Industry Spotlight: Due Diligence May Not Give Participants in CRE Transactions Enough Comfort
– Bloomberg BNA: Real Estate Law & Industry Report

In a special industry spotlight feature, Bloomberg BNA turned to Manatt's Tom Muller, co-chair of the firm's Real Estate & Land Use Practice, for insight into hidden snares in real estate law and the need for escrow accounts with the limited liability companies that make up the majority of real estate agreements.

Bloomberg BNA reports that in the last year alone, Muller has represented borrowers in more than $1.5 billion in financings, including securitized loans, mezzanine loans, and bank and life company financings. When asked about negotiating for seller representations and warranties, Muller said:

"It's not due diligence.
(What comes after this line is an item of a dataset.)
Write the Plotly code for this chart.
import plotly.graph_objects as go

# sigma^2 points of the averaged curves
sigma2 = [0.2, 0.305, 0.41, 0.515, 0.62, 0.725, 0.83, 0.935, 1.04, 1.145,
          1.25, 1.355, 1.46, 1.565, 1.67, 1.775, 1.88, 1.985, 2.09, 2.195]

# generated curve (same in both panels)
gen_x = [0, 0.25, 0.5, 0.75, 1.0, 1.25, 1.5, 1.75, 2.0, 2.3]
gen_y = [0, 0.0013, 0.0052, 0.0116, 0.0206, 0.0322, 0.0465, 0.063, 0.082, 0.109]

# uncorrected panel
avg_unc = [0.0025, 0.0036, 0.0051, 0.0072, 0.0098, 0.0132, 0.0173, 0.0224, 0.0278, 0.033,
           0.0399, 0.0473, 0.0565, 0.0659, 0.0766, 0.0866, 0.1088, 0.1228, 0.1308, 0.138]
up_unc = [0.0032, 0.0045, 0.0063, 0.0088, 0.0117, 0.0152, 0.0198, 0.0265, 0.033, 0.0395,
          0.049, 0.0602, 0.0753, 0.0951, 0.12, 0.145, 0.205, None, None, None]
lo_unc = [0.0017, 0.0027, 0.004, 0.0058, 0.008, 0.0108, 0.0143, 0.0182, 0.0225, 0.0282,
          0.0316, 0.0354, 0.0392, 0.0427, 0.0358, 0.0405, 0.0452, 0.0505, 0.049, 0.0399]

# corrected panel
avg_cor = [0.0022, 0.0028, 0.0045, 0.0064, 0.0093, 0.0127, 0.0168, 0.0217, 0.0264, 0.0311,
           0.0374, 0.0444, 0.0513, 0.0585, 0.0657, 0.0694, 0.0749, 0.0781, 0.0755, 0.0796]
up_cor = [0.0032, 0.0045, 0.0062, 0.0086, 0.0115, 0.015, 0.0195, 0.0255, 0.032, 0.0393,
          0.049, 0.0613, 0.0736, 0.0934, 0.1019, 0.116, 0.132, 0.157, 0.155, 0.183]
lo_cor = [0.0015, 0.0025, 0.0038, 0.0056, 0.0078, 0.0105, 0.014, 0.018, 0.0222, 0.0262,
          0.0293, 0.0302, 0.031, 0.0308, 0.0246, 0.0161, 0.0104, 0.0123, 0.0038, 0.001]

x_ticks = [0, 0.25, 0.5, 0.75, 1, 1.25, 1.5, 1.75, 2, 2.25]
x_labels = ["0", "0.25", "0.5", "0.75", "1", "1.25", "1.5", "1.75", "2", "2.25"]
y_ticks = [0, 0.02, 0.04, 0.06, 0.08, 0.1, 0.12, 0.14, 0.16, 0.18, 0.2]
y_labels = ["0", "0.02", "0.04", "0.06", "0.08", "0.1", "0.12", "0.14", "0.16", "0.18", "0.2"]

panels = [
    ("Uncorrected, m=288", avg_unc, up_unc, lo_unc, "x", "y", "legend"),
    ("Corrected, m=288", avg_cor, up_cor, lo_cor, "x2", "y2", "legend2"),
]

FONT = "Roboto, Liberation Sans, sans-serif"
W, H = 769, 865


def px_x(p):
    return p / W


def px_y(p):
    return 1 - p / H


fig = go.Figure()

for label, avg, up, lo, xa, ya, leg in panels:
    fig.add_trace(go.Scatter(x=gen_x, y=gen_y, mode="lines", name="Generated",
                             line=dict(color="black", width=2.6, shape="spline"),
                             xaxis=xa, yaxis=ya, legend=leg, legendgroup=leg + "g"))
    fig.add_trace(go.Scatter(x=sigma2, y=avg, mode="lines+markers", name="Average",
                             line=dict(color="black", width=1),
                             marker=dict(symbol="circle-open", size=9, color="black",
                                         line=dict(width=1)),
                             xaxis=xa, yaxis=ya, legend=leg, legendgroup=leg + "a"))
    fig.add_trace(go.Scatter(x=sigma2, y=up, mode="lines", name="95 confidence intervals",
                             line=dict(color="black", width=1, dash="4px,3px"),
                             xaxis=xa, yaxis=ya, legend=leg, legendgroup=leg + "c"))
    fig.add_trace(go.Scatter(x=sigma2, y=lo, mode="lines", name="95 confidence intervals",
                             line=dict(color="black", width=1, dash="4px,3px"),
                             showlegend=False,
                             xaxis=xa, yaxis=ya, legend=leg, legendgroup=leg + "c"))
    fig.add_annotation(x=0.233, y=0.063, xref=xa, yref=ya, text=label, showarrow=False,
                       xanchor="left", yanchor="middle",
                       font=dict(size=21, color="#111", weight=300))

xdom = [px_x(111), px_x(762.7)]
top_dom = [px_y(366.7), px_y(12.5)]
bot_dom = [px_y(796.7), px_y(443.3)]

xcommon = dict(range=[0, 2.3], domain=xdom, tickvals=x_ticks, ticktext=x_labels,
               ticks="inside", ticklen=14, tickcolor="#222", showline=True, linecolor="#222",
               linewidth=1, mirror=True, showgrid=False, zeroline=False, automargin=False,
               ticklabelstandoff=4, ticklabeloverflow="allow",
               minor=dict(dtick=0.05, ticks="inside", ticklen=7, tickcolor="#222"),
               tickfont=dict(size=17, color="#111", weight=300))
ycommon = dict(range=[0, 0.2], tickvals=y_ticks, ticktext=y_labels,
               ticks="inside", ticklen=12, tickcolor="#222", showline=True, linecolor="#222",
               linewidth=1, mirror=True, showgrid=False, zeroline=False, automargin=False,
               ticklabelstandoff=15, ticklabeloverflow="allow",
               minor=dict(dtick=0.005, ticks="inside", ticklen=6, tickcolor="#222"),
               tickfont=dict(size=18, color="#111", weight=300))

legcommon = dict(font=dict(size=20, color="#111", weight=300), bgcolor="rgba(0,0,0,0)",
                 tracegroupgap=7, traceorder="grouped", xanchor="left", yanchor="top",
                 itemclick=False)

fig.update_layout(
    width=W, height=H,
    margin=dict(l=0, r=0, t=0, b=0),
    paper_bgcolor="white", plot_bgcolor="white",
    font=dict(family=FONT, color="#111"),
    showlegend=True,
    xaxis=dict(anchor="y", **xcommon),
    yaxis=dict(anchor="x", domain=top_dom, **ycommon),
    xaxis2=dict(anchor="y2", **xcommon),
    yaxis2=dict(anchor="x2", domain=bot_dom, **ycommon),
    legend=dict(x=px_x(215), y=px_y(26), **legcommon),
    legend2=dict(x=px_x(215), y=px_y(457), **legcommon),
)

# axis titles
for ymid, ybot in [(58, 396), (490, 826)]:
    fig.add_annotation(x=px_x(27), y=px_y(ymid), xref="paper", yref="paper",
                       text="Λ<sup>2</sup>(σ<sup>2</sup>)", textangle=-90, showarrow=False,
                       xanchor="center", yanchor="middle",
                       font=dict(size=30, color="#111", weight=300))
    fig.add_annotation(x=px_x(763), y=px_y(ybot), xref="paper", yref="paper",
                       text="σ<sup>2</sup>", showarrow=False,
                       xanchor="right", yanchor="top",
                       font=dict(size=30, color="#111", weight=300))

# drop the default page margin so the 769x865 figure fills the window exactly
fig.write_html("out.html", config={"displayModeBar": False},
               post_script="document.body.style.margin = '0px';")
When you sign up to buy a piece of real property, whether it is a house or a downtown office building, there are a lot of things that you [consider]- such as the state of title to the property, the physical condition of the property. You might review the leases, and so on and so forth. But there are some things [for which] you can't very well do diligence because some of the information resources aren't available to you to do it. So, what a normal buyer of commercial property does is to say, 'You need to give me a representation and warranty that states the facts as I think they are-or should be.' Those are reps and warranties. Because we do want to look to the seller to see [that] the seller is authorized to sell the properties, or that this doesn't violate the various Patriot Act statutes that would prohibit me from doing business with them. In the environmental world, there could be some sort of public record of an environmental problem that hasn't been reported and there is no way [the buyer] could know about it.
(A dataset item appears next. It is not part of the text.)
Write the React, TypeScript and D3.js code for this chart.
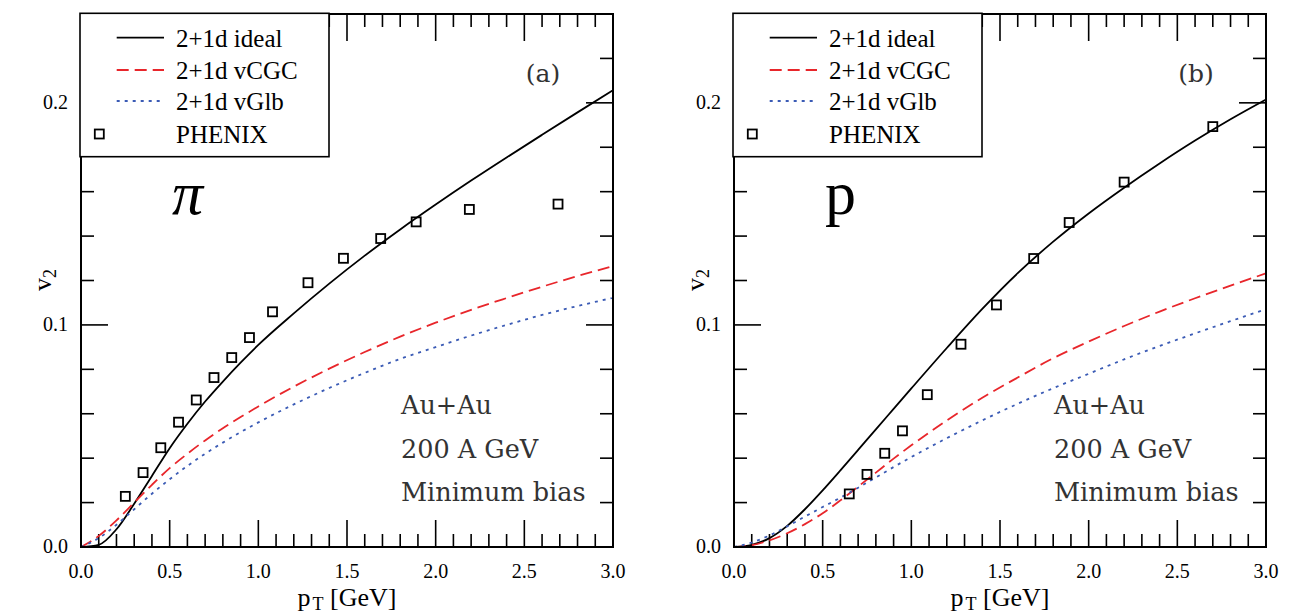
import React from "react";
import * as d3 from "d3";

// transverse momentum grid for the hydro curves
const ptGrid = [0, 0.1, 0.2, 0.3, 0.4, 0.5, 0.6, 0.7, 0.8, 0.9, 1.0, 1.2, 1.4, 1.6, 1.8, 2.0, 2.2, 2.4, 2.6, 2.8, 3.0];

// pions
const pionIdeal = [0, 0.001, 0.008, 0.0195, 0.032, 0.0445, 0.0555, 0.0655, 0.0745, 0.083, 0.091, 0.1052, 0.1186, 0.1312, 0.143, 0.1542, 0.165, 0.1754, 0.1856, 0.1957, 0.2057];
const pionCGC = [0, 0.005, 0.012, 0.02, 0.028, 0.0355, 0.042, 0.048, 0.0535, 0.0585, 0.0633, 0.0722, 0.0803, 0.0878, 0.0947, 0.101, 0.1068, 0.1121, 0.1172, 0.122, 0.1265];
const pionGlb = [0, 0.004, 0.01, 0.017, 0.024, 0.0305, 0.0365, 0.042, 0.047, 0.0517, 0.0561, 0.0642, 0.0716, 0.0784, 0.0847, 0.09, 0.0952, 0.1, 0.1045, 0.1085, 0.1122];
const pionPt = [0.25, 0.35, 0.45, 0.55, 0.65, 0.75, 0.85, 0.95, 1.08, 1.28, 1.48, 1.69, 1.89, 2.19, 2.69];
const pionV2 = [0.0228, 0.0335, 0.0447, 0.0562, 0.0662, 0.0763, 0.0853, 0.0943, 0.1059, 0.119, 0.130, 0.1389, 0.1464, 0.152, 0.1544];

// protons
const protonIdeal = [0, 0.001, 0.004, 0.0095, 0.017, 0.0255, 0.0345, 0.0437, 0.053, 0.0622, 0.0714, 0.0896, 0.1072, 0.1233, 0.1375, 0.1502, 0.1618, 0.1727, 0.183, 0.1926, 0.2015];
const protonCGC = [0, 0.0008, 0.003, 0.0062, 0.0103, 0.0152, 0.021, 0.0272, 0.0335, 0.0398, 0.0458, 0.057, 0.0672, 0.0763, 0.085, 0.0925, 0.0995, 0.106, 0.112, 0.1177, 0.1232];
const protonGlb = [0, 0.002, 0.0052, 0.0093, 0.0137, 0.018, 0.0222, 0.0267, 0.0313, 0.036, 0.0405, 0.049, 0.057, 0.0645, 0.0715, 0.078, 0.0845, 0.0905, 0.0962, 0.1017, 0.1071];
const protonPt = [0.65, 0.75, 0.85, 0.95, 1.09, 1.28, 1.48, 1.69, 1.89, 2.2, 2.7];
const protonV2 = [0.0239, 0.0327, 0.0422, 0.0523, 0.0686, 0.0913, 0.109, 0.1299, 0.1461, 0.1643, 0.1893];

const legendLabels = ["2+1d ideal", "2+1d vCGC", "2+1d vGlb", "PHENIX"];
const xTickLabels = ["0.0", "0.5", "1.0", "1.5", "2.0", "2.5", "3.0"];
const yTickLabels = ["0.0", "0.1", "0.2"];
const infoLines = ["Au+Au", "200 A GeV", "Minimum bias"];

const SERIF = "'Liberation Serif', 'Times New Roman', serif";
const CM = "'DejaVu Serif', serif";
const RED = "#e8262b";
const BLUE = "#3b5bb5";

const top = 14;
const bottom = 547;
const panelW = 532;

function Panel({ left, ideal, cgc, glb, pt, v2, tag, particle, italic }) {
  const x = d3.scaleLinear().domain([0, 3]).range([left, left + panelW]);
  const y = d3.scaleLinear().domain([0, 0.24]).range([bottom, top]);
  const line = (vals) =>
    d3
      .line()
      .x((d, i) => x(ptGrid[i]))
      .y((d) => y(d))
      .curve(d3.curveMonotoneX)(vals);

  const xMinor = d3.range(1, 30).map((i) => i / 10);
  const yMinor = d3.range(1, 12).map((i) => i / 50);
  const isMajorX = (t) => Math.abs(t * 2 - Math.round(t * 2)) < 1e-6;
  const isMajorY = (t) => Math.abs(t * 10 - Math.round(t * 10)) < 1e-6;

  const legX = left - 1;
  const rowY = [46.7, 79, 110, 142.7];

  return (
    <g>
      <defs>
        <clipPath id={`clip-${tag}`}>
          <rect x={left} y={top} width={panelW} height={bottom - top} />
        </clipPath>
      </defs>

      {/* ticks */}
      <g stroke="#000" strokeWidth={1.6}>
        {xMinor.map((t) => {
          const len = isMajorX(t) ? 27 : 13;
          return (
            <g key={"x" + t}>
              <line x1={x(t)} x2={x(t)} y1={bottom} y2={bottom - len} />
              <line x1={x(t)} x2={x(t)} y1={top} y2={top + len} />
            </g>
          );
        })}
        {yMinor.map((t) => {
          const len = isMajorY(t) ? 27 : 13;
          return (
            <g key={"y" + t}>
              <line x1={left} x2={left + len} y1={y(t)} y2={y(t)} />
              <line x1={left + panelW} x2={left + panelW - len} y1={y(t)} y2={y(t)} />
            </g>
          );
        })}
      </g>

      {/* curves */}
      <g clipPath={`url(#clip-${tag})`} fill="none" strokeWidth={1.8}>
        <path d={line(ideal)} stroke="#000" />
        <path d={line(cgc)} stroke={RED} strokeDasharray="12,6" />
        <path d={line(glb)} stroke={BLUE} strokeDasharray="3,5" />
      </g>

      {/* data points */}
      <g fill="none" stroke="#000" strokeWidth={1.8}>
        {pt.map((p, i) => (
          <rect key={i} x={x(p) - 4.5} y={y(v2[i]) - 4.5} width={9} height={9} />
        ))}
      </g>

      {/* frame */}
      <rect x={left} y={top} width={panelW} height={bottom - top} fill="none" stroke="#000" strokeWidth={2} />

      {/* legend */}
      <rect x={legX} y={13.3} width={249} height={143.4} fill="#fff" stroke="#000" strokeWidth={1.6} />
      <line x1={left + 35.7} x2={left + 83} y1={rowY[0] - 9} y2={rowY[0] - 9} stroke="#000" strokeWidth={1.8} />
      <line x1={left + 35.7} x2={left + 83} y1={rowY[1] - 9} y2={rowY[1] - 9} stroke={RED} strokeWidth={1.8} strokeDasharray="12,6" />
      <line x1={left + 35.7} x2={left + 83} y1={rowY[2] - 9} y2={rowY[2] - 9} stroke={BLUE} strokeWidth={1.8} strokeDasharray="3,5" />
      <rect x={left + 18.3 - 4.5} y={134 - 4.5} width={9} height={9} fill="none" stroke="#000" strokeWidth={1.8} />
      {legendLabels.map((s, i) => (
        <text key={s} x={left + 95} y={rowY[i]} fontFamily={SERIF} fontSize={25}>
          {s}
        </text>
      ))}

      {/* panel tag */}
      <text x={left + 462} y={82} fontFamily={CM} fontSize={25} fill="#333" textAnchor="middle">
        ({tag})
      </text>

      {/* particle symbol */}
      <text x={left + 91} y={214} fontFamily={SERIF} fontSize={62} fontStyle={italic ? "italic" : "normal"}>
        {particle}
      </text>

      {/* collision info */}
      {infoLines.map((s, i) => (
        <text key={s} x={left + 320} y={414 + i * 43.5} fontFamily={CM} fontSize={25.5} fill="#333">
          {s}
        </text>
      ))}

      {/* tick labels */}
      {xTickLabels.map((s) => (
        <text key={s} x={x(+s)} y={578} fontFamily={SERIF} fontSize={20} textAnchor="middle">
          {s}
        </text>
      ))}
      {yTickLabels.map((s) => (
        <text key={s} x={left - 13} y={y(+s) + 6} fontFamily={SERIF} fontSize={20} textAnchor="end">
          {s}
        </text>
      ))}

      {/* axis titles */}
      <text x={left + 266} y={606} fontFamily={SERIF} fontSize={26} textAnchor="middle">
        p<tspan fontSize={18} dx={2} dy={4}>T</tspan>
        <tspan dy={-4}> [GeV]</tspan>
      </text>
      <text transform={`translate(${left - 30},${280}) rotate(-90)`} fontFamily={SERIF} fontSize={26} textAnchor="middle">
        v<tspan fontSize={18} dy={5}>2</tspan>
      </text>
    </g>
  );
}

export default function App() {
  return (
    <svg width={1299} height={615} style={{ position: "absolute", left: 0, top: 0, background: "#fff" }}>
      <rect width={1299} height={615} fill="#fff" />
      <Panel left={81} ideal={pionIdeal} cgc={pionCGC} glb={pionGlb} pt={pionPt} v2={pionV2} tag="a" particle="π" italic />
      <Panel left={734} ideal={protonIdeal} cgc={protonCGC} glb={protonGlb} pt={protonPt} v2={protonV2} tag="b" particle="p" italic={false} />
    </svg>
  );
}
So there is a range of things . . . from a handful of reps and warranties that you as a buyer might negotiate for, to maybe a dozen or more. And it depends on the complexity of the property and the buyer's and seller's respective negotiating positions. [There is a] sort of mismatch, in a lot of deals, between the comfort being obtained by the buyer by getting those reps and warranties and the fact that sometimes buyers don't think through from whom are they getting these reps and warranties. If you are getting a portfolio from IBM and IBM is the seller, then you can be pretty comfortable that if, God forbid, you have to call out a claim on reps and warranties . . . then IBM is going to be able to pay you the damages that you suffer as a result."